Monday, September 19, 2011

Blue Collar


Quilt No. 77

September 2011

If nothing else, this quilt is a testimony to my tenacity. It spent just under two years “stalled” in one phase after another, passing through an almost infinite number of iterations – some good, some bad. Almost every piece was added on and then taken off - two, three or more times. I left the whole thing suggestively close to the garbage can more times than I’d like to count. And yet, finally, the end result did emerge.

The song Blue Collar, by Bachman-Turner Overdrive was the starting point for this quilt. While this song is much less well known than their iconic Takin’ Care of Business, it is my personal favourite from their repertoire. It’s an unusual rock-jazz fusion, or at least that’s my guess – I’m not exactly an expert on music genres. Perhaps it’s Fred Turner’s lyrics rather than the music that makes Blue Collar such an intriguing theme.

In the song, a blue collar worker on night shift implores daytime workers to withhold judgement of his world - a world they have never experienced. While the daytimers are snoozing, and maybe even looking down their noses at the blue collar workers who toil at night, they're missing out on the mysterious beauty of the city at “four in the morning.” To that end, I’ve tried to create a night time city scene that celebrates the world of this blue collar worker. He sits on a park bench with his lunch pail at his side. Fish frolic in the fountain, and flowers and trees are bathed in the lights of the fountain and surrounding city. A full moon in a “diamond sky” overlooks an array of tall buildings and trees.


Quilting Notes

The buildings have an odd, fanned-out perspective that differs from the perspective of the objects in the park. This was quite challenging and meant that I could not add in objects between the park and the buildings since these would have required yet another perspective. Much too crazy/impossible!

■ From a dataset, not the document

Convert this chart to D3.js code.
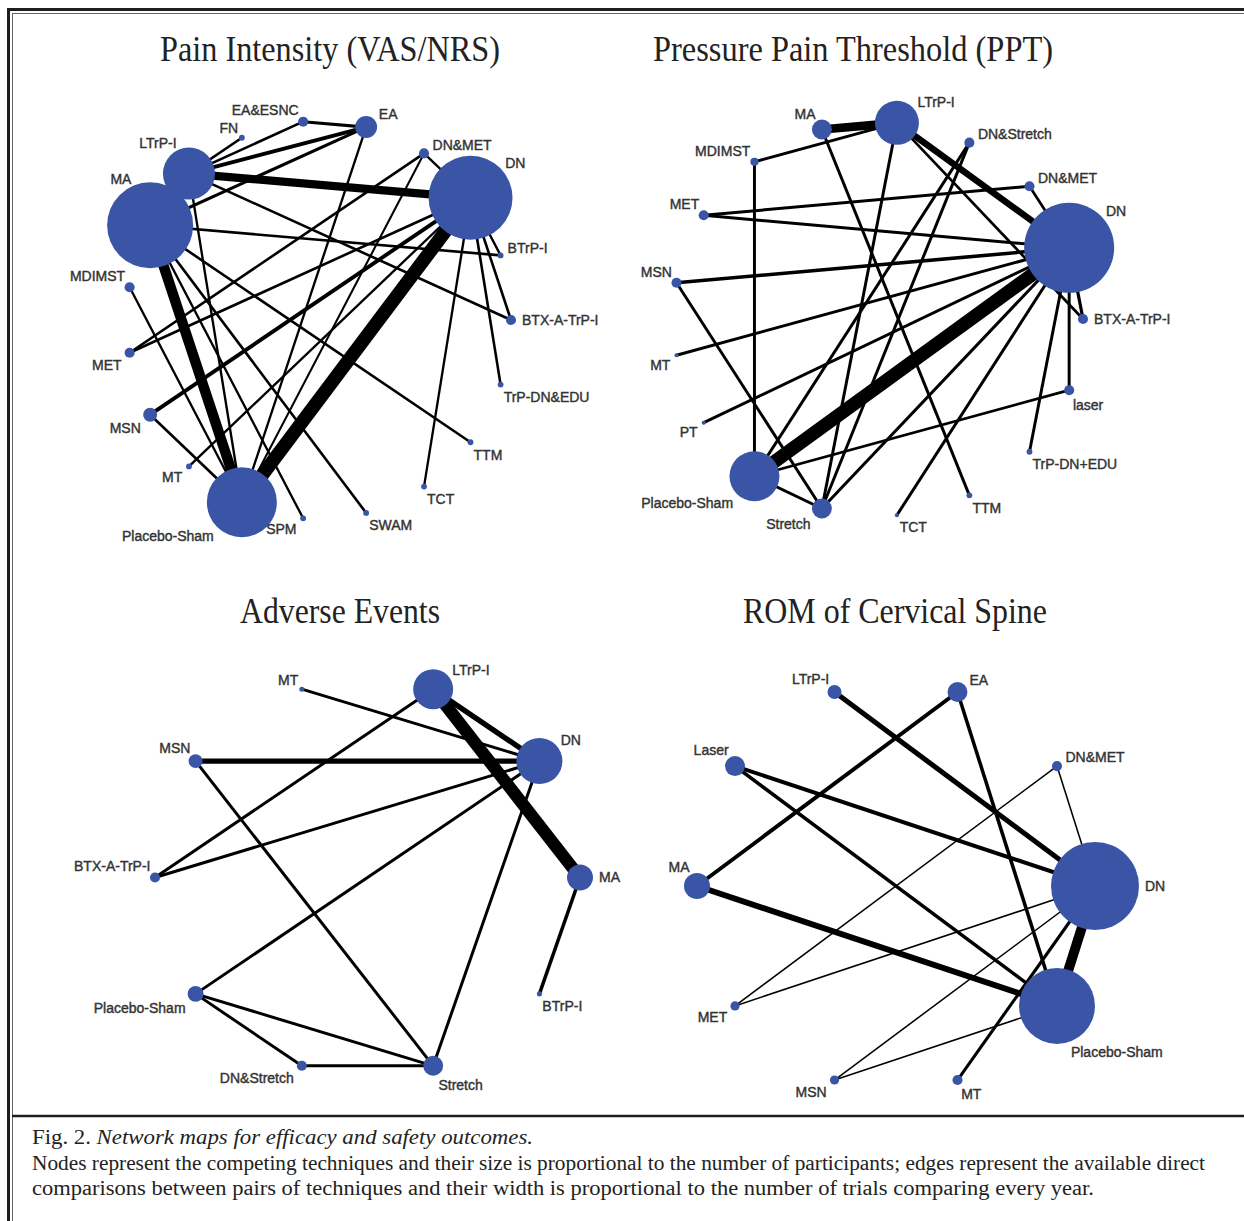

Two fabrics were used for the buildings. One was a silk tie patterned with blue oval shapes. When taken apart, a neck tie has a much larger quantity of fabric in it than you might imagine. It was kind of tricky to find a fabric for the solid coloured buildings, but I eventually settled on a placemat that Fabricland was selling for practically nothing – I could see they were desperate to get rid of it. I machine quilted the placemat buildings with blue thread to harmonize them with the tie fabric buildings.

The blue trees near the buildings also came from a single silk tie, yielding two shades of blue by using both the back and front of the fabric. This tie was a freebie from my Quilt Guild. It was intended to be used in a bow tie block . When I went to cut the tie for this block, I could tell that the material was too thin to use in a bed quilt – but, gee, didn’t it match the Blue Collar colour scheme perfectly. Happily, I was able to jettison all my previous unsuccessful tree attempts, including the ones I had to already sewn onto the quilt. So that no one at Quilt Guild would be any wiser, I substituted another tie to make my bow tie block. So far my husband hasn’t noticed...

The roadway started out made of denim fabric. My original concept called for an actual blue collar to be used in the quilt, but after a very long series of unhappy experiments, I concluded that collars are pretty ugly on anything other than clothing. Better to stick with a metaphorical collar than an ugly quilt.

Next came the park. Almost every object you could ever hope to find in a park was tried and/or considered. The bench was going to be the park’s focal point, but no matter what size I used, it looked, well, foolish. It needed something to go with it. I hesitated to attempt a fountain – it seemed like an impossible challenge. I spent about three months looking at pictures of fountains on the Internet. Nothing else seemed to be feasible. I went into my “what the hell” mode. Of course, fountain number one did not work out - after being thoroughly bonded onto the quilt. It had to be coaxed off when I decided to change the road and replace the grass with a different fabric. I found that I had barely enough of that one irreplaceable piece of specially dyed sparkly fountain fabric. It didn’t help that while Blue Collar was “stalled” I had used up most of that piece for the Lodestar quilt.

The whole time I was completing the quilt I was smug knowing that I would not have to struggle to figure out how to quilt the sky. Diamond skies? Are you kidding? A nice straight-forward cross hatch pattern would yield great diamonds. But... it made the sky look not like diamonds, but like the inside of a winter coat. This threw the quilt into yet another stall, and every new idea for quilting lines only made it look worse. Finally, in a frenzy of “less is more” I simply followed the perspective lines of the buildings and decided to go with machine quilting instead of hand quilting. I added Jolee’s Jewels (crystals) to the sky. Elsewhere in the quilt, glass beads and metallic threads in sliver and copper helped to further develop the sparkly night time look.

While I pretty much ground down most of my teeth into nubs trying to get through this quilt, I am, at very long last, satisfied with it. And I’m immensely grateful to BTO for this inspirational song. I hope I have done it justice.